Will you output the lines between the ones holding "Write the React, TypeScript" and "XAxis, YAxis, ReferenceArea", inclusive, exactly as they stand, and only those lines, with the pictures left out?

-- begin AVAILABLE DATA --

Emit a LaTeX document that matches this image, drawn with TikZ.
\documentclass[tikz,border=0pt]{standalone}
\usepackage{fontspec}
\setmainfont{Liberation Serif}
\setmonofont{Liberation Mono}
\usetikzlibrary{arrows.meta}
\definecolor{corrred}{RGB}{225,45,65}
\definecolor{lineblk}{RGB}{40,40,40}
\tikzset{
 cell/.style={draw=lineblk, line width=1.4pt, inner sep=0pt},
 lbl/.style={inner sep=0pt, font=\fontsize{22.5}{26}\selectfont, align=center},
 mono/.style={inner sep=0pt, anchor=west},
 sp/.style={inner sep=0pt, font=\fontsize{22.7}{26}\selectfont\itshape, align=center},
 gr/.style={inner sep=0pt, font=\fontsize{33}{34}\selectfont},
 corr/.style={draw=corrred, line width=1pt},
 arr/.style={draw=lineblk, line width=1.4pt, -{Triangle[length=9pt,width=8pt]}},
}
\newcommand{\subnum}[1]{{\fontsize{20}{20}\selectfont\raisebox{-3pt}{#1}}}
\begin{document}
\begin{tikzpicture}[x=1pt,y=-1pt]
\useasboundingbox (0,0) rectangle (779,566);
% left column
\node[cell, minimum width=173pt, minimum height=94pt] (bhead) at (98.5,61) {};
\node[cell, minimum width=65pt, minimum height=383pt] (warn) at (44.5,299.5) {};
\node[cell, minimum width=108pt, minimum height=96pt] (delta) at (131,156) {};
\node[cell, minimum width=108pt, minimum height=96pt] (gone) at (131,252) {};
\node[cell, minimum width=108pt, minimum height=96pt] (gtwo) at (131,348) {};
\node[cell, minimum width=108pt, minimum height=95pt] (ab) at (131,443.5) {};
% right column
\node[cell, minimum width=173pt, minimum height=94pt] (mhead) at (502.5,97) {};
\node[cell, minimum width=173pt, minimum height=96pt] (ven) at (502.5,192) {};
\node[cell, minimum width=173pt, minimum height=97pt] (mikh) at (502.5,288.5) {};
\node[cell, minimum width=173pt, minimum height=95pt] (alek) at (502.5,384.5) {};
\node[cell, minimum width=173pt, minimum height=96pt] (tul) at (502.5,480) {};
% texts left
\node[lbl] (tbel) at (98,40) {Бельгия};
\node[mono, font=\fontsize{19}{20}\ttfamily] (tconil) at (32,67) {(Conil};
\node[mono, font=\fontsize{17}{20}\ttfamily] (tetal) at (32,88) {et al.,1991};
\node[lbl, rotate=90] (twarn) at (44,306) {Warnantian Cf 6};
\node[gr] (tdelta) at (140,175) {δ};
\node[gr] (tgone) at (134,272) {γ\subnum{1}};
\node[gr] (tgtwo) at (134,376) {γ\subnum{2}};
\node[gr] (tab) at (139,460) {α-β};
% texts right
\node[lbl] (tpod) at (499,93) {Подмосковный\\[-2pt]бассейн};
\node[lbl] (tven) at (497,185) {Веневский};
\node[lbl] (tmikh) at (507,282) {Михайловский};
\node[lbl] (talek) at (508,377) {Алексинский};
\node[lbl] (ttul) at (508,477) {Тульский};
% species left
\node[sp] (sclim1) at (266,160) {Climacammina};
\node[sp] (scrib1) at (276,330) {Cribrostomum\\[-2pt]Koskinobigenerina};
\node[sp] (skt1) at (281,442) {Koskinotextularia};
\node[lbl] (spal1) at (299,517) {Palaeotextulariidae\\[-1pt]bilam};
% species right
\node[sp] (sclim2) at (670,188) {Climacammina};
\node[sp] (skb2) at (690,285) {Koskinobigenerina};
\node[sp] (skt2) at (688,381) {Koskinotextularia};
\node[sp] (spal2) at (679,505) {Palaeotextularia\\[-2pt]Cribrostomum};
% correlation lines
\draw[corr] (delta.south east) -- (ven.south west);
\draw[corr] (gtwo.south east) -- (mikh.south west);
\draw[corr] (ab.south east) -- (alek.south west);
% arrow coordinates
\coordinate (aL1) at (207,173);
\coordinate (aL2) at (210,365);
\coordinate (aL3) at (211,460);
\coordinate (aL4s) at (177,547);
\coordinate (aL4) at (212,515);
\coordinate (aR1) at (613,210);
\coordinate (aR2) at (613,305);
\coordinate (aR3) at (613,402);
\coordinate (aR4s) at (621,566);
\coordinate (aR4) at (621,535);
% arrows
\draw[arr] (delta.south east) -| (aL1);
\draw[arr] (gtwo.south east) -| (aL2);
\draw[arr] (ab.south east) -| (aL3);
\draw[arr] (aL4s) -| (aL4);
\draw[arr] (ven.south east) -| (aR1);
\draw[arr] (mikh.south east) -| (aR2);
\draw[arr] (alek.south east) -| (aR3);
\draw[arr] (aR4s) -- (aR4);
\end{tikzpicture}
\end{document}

-- end AVAILABLE DATA --
-- begin AVAILABLE DATA --

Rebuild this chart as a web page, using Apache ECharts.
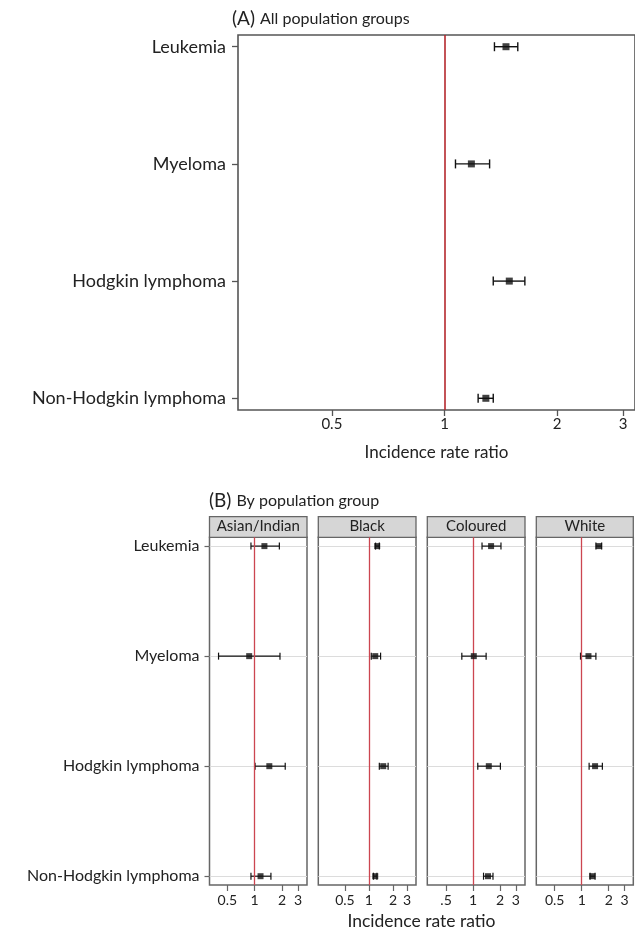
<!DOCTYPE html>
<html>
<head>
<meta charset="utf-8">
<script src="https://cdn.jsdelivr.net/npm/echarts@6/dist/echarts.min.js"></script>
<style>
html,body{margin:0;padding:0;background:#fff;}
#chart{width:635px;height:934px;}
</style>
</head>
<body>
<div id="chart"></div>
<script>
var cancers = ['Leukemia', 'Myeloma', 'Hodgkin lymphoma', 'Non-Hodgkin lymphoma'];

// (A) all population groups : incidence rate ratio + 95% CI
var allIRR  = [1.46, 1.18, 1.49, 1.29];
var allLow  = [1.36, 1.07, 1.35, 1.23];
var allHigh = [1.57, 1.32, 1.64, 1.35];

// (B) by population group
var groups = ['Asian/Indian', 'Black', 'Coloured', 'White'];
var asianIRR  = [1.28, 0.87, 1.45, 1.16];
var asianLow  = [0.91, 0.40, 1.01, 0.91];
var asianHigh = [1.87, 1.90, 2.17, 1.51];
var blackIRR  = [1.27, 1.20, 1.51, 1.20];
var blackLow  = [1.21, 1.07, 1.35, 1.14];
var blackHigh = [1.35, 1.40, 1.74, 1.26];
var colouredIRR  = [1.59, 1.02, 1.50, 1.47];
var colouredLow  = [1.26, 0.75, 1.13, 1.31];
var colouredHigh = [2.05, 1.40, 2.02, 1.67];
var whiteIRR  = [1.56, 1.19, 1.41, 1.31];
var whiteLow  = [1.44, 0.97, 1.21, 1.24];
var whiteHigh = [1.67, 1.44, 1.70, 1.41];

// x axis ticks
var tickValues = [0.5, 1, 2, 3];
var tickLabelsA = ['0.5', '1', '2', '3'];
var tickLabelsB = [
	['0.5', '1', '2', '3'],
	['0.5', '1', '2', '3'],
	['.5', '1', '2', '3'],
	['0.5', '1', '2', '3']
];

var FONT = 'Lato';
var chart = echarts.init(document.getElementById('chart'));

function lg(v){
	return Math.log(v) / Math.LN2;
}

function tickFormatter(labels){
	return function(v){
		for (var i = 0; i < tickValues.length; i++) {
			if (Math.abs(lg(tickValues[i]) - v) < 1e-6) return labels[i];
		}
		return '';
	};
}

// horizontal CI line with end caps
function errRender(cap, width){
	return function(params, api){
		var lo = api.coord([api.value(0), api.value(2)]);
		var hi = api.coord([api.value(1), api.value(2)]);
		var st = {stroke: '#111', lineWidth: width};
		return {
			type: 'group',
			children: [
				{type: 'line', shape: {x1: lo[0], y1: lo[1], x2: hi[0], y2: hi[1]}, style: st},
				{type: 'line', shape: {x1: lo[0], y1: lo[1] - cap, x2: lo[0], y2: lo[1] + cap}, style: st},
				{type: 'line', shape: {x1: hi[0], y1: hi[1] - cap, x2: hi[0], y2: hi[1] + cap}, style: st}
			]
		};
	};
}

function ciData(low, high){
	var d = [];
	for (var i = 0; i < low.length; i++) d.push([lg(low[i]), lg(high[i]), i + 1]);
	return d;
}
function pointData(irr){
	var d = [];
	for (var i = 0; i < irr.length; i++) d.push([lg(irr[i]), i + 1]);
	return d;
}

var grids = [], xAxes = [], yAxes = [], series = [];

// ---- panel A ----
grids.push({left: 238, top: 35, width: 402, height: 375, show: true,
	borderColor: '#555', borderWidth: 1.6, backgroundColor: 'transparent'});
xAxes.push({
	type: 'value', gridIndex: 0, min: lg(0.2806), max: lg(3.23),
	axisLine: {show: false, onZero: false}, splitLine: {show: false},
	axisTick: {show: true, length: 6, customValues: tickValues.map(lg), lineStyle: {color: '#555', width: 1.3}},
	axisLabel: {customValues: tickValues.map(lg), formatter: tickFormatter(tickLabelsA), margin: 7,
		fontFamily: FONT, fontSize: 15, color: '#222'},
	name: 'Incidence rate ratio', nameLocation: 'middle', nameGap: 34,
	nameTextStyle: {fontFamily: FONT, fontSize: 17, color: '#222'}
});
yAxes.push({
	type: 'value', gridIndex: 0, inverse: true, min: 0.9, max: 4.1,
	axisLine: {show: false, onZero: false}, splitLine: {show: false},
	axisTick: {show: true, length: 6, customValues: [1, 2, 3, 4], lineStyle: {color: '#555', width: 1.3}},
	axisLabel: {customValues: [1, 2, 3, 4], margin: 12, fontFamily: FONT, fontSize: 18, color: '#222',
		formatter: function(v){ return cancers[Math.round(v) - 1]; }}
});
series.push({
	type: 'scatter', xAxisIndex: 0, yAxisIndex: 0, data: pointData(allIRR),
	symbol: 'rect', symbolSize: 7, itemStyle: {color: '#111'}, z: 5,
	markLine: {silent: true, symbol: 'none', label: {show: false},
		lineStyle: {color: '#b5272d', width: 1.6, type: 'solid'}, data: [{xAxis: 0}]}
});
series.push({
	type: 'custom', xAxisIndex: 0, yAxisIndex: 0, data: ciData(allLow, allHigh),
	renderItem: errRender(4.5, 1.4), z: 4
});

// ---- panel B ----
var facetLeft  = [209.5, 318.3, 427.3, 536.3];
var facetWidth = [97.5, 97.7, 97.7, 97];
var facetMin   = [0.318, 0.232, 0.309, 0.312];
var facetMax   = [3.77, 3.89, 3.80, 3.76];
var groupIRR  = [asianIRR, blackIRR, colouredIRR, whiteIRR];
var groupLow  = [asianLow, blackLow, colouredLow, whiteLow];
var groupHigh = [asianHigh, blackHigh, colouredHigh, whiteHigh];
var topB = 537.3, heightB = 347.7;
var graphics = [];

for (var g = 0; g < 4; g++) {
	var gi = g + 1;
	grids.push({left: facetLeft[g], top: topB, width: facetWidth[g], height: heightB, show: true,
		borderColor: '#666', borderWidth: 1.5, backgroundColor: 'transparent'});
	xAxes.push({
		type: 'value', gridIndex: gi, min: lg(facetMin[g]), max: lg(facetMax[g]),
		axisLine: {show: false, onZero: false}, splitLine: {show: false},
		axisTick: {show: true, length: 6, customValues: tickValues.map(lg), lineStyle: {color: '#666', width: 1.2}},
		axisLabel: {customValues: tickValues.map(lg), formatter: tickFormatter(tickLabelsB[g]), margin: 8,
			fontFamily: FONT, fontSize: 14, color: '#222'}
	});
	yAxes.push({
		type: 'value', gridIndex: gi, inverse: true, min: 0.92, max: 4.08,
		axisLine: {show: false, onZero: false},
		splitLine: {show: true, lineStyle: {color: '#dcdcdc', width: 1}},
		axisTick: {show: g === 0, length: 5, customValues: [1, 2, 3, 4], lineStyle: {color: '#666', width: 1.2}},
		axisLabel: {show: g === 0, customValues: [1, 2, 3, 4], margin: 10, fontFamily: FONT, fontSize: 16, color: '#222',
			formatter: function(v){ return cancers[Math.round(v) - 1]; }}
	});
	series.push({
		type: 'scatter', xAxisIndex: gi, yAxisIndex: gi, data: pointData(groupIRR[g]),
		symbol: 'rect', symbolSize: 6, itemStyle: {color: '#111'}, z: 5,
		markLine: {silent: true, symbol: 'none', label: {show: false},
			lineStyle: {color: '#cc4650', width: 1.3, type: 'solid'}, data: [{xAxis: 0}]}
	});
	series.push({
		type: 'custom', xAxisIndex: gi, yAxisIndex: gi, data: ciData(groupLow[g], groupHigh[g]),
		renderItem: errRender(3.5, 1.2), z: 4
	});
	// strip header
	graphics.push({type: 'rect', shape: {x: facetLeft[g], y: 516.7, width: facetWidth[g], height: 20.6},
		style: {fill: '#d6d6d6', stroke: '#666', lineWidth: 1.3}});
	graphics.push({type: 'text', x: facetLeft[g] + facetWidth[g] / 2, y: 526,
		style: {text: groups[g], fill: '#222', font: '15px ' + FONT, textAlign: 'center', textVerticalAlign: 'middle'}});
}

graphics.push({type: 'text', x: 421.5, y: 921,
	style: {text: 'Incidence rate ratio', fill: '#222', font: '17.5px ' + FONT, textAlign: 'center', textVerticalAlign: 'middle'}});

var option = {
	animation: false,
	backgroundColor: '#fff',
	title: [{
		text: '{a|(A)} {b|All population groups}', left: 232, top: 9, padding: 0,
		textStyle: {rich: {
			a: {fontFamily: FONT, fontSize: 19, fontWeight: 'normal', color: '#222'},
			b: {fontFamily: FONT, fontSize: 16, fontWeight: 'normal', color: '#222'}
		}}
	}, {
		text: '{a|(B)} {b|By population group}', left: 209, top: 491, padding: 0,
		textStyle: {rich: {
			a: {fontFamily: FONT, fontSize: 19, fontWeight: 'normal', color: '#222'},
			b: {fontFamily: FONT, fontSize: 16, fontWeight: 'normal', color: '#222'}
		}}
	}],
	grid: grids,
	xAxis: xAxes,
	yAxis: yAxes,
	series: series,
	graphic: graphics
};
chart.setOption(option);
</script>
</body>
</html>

-- end AVAILABLE DATA --
-- begin AVAILABLE DATA --

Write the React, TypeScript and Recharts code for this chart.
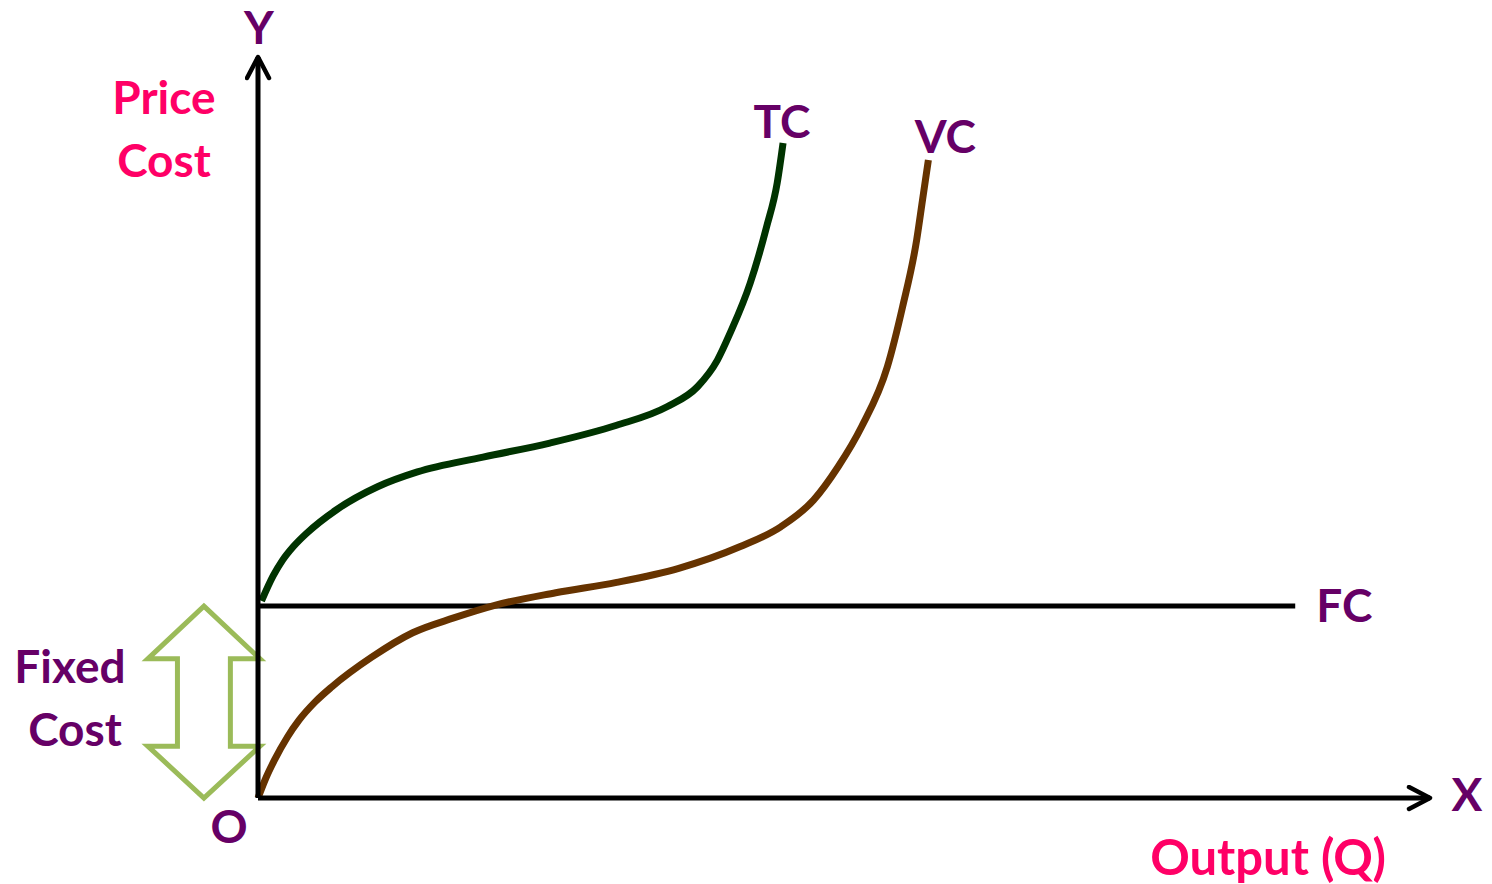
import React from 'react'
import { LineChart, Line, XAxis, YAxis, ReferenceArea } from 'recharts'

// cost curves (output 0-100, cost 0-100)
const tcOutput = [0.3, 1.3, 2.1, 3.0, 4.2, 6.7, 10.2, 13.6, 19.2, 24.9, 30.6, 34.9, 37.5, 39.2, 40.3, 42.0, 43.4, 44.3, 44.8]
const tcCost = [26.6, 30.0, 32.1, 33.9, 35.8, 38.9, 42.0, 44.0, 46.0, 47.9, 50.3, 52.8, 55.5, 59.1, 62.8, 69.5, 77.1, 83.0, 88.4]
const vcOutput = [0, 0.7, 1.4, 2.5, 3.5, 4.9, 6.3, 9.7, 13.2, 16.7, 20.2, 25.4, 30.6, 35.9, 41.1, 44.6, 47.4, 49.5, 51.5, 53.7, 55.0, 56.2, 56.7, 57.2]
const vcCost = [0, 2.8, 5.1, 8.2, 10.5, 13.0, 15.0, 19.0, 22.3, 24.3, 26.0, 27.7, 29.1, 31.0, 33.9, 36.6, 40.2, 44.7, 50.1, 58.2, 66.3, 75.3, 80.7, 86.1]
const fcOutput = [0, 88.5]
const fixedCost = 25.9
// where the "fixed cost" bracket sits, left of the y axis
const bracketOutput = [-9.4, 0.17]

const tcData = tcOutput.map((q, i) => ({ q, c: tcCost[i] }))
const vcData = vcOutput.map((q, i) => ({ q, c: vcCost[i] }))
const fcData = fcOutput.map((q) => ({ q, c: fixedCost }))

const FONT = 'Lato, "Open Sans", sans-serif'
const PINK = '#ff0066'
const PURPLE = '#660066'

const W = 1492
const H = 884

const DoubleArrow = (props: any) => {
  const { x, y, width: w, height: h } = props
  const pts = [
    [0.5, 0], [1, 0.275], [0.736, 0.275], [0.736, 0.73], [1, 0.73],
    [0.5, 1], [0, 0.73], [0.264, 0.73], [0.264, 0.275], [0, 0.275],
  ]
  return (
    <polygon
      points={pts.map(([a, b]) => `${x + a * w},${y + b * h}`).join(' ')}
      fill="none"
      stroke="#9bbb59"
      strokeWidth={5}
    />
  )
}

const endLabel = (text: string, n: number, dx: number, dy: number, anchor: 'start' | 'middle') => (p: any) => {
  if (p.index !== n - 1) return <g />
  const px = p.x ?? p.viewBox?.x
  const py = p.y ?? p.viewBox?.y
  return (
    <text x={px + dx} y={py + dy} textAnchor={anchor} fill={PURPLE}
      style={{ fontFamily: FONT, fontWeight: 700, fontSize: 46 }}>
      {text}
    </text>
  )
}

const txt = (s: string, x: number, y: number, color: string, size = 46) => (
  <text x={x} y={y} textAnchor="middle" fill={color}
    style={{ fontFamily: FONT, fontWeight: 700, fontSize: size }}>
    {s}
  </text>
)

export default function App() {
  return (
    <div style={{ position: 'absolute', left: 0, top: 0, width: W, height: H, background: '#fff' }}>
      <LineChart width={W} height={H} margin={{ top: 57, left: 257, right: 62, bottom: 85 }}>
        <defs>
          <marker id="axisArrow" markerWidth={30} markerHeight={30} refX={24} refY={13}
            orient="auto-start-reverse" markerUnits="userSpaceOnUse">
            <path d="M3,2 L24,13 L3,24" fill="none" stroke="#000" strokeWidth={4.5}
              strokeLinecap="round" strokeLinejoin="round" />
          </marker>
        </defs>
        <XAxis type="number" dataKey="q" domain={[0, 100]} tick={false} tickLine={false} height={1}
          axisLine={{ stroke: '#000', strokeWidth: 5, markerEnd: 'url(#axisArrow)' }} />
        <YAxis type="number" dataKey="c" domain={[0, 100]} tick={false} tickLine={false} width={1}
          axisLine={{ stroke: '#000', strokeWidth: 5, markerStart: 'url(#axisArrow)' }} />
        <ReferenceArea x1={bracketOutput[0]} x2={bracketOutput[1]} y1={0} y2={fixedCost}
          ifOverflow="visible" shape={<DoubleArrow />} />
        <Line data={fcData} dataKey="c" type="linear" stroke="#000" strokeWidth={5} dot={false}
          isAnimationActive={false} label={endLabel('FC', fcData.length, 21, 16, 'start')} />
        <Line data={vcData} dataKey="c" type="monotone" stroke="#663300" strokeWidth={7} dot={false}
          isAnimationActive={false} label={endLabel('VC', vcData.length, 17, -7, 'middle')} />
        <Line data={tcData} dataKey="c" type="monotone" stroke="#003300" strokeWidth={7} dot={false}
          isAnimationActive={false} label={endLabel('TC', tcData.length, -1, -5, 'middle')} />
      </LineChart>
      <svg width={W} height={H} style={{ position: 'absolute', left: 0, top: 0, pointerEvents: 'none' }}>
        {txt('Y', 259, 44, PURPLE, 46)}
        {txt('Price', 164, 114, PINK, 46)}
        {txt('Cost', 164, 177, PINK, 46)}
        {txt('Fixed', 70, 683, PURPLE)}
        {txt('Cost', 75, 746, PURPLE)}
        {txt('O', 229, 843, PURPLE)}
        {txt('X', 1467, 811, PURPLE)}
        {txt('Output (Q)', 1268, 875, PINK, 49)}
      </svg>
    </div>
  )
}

-- end AVAILABLE DATA --

#### [IN RESPONSE]
Write the React, TypeScript and Recharts code for this chart.
import React from 'react'
import { LineChart, Line, XAxis, YAxis, ReferenceArea } from 'recharts'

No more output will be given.